You may recognize this pattern in your own experience. You find yourself rehearsing what you will say before a meeting even begins, and by the time you sit down, your jaw is already tight. Or you are in the middle of a session when your client's affect rises, your breath becomes shallow, a quick thought moves through your mind to shift things somewhere more manageable, and you ask a question sooner than intended while glancing at the clock. Later, you look at your calendar and convince yourself you can fit one more client in, you click confirm, and your body tightens just a little.
Nothing dramatic happens. You remain competent, ethical, and present. And yet something in you is bracing. These small moments accumulate over time. This is where the word capacity becomes very specific for me. When I say capacity, I do not mean stamina, endurance, or pushing through to increase output. I mean your nervous system's ability to stay regulated while you are responsible for what happens next, to remain present with what is unfolding in yourself and others without bracing against it or pushing it away, without one part speeding up while another begins to shut down.
When that kind of coherence is present, leadership feels steadier. You can tolerate intensity without rushing it, make decisions without rehearsing them repeatedly, and hear feedback without your body going rigid. When coherence is missing, override becomes the habit. You keep moving forward, but your system works harder than necessary. Cognitively, you know what needs to happen, somatically your body tightens, emotionally there is irritation or anxiety that remains unnamed, and still you push ahead. That inner split costs energy. Breath shortens, muscles stay engaged, attention narrows, and recovery takes longer than it used to. You may not call it stress, but your body remains on guard. Over time, this state feels normal to many leaders. I do not normalize it.
This is misalignment, where what you know, value, feel, and do are not moving together. When those pieces align, your system does not fight itself. One leader described walking into an ordinary meeting already tense because she had agreed to a direction that did not sit right with her. She told herself it was strategic, but her body disagreed. Her jaw tightened before she even opened the door, and she had already prepared her defense. The tension in the room came from the split inside her.
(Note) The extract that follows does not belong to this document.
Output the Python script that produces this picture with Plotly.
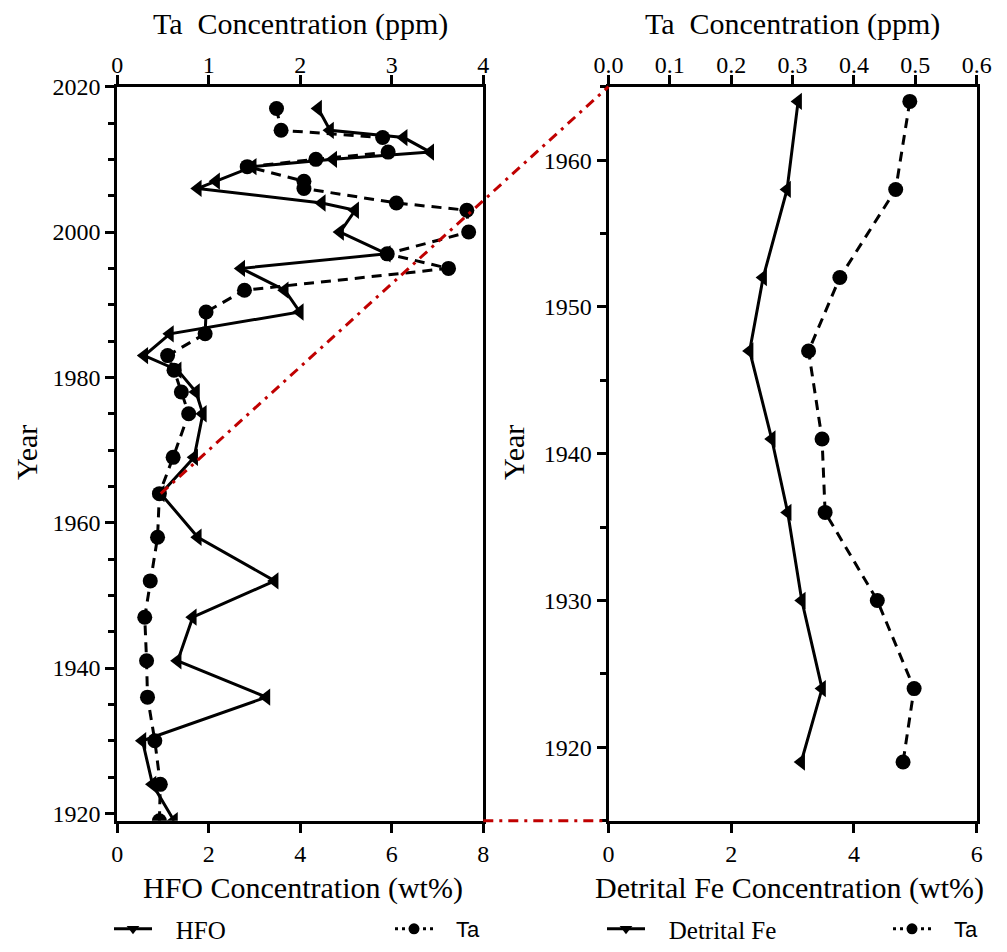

When she acknowledged that misalignment privately and made a small adjustment before the next meeting, her breath slowed, her shoulders softened, and the energy previously spent holding tension became available for listening.
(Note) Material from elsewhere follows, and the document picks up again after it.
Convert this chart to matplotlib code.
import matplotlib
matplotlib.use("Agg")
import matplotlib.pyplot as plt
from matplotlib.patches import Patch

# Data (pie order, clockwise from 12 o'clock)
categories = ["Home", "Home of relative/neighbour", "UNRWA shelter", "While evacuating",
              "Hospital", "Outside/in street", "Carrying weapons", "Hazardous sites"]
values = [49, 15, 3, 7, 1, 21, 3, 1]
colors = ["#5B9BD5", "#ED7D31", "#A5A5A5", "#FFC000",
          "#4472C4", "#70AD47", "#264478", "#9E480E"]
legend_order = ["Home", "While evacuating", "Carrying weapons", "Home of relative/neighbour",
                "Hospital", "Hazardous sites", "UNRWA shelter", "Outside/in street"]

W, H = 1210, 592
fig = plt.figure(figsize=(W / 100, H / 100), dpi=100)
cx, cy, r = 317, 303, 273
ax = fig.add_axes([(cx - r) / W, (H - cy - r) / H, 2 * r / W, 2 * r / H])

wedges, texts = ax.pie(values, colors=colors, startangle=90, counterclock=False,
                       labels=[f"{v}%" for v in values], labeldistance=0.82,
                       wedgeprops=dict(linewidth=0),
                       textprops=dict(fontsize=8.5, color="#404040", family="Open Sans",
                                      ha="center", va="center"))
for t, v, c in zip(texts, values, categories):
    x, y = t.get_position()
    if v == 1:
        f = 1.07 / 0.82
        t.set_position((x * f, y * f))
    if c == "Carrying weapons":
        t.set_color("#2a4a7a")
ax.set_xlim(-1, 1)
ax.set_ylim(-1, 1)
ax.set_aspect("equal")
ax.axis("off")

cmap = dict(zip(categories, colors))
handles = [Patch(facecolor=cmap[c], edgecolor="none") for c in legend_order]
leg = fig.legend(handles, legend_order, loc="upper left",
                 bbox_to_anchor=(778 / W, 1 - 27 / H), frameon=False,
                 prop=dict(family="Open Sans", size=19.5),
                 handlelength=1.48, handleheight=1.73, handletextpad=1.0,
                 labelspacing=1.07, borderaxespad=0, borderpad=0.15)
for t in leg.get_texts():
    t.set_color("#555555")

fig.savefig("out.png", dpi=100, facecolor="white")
That is alignment restoring capacity
Capacity drops when you push forward while part of you pulls back, not because you are incapable, but because your system is divided. In the Heal the Healer framework, I organize this through five domains: boundaries, emotional bandwidth, identity, narrative, and integration. Each shapes capacity differently, and when one is strained, you feel it as overextension, reactivity, or unnamed pressure. Underneath it all is something simple. When you override yourself repeatedly, your system pays the cost. When you realign, your system steadies.
This work is not dramatic or flashy. It is the steady restoration of coherence. If you are functioning well but feeling stretched, nothing is wrong with you. I become curious about where you have overridden yourself to remain effective. Often, the shift begins there. As you finish reading, you might pause for a moment and scan your own system. Where have you been asking yourself to override in order to keep things moving? If one small place of misalignment comes to mind, you do not have to fix it today. You might just start by acknowledging it and noticing how your body responds when you do.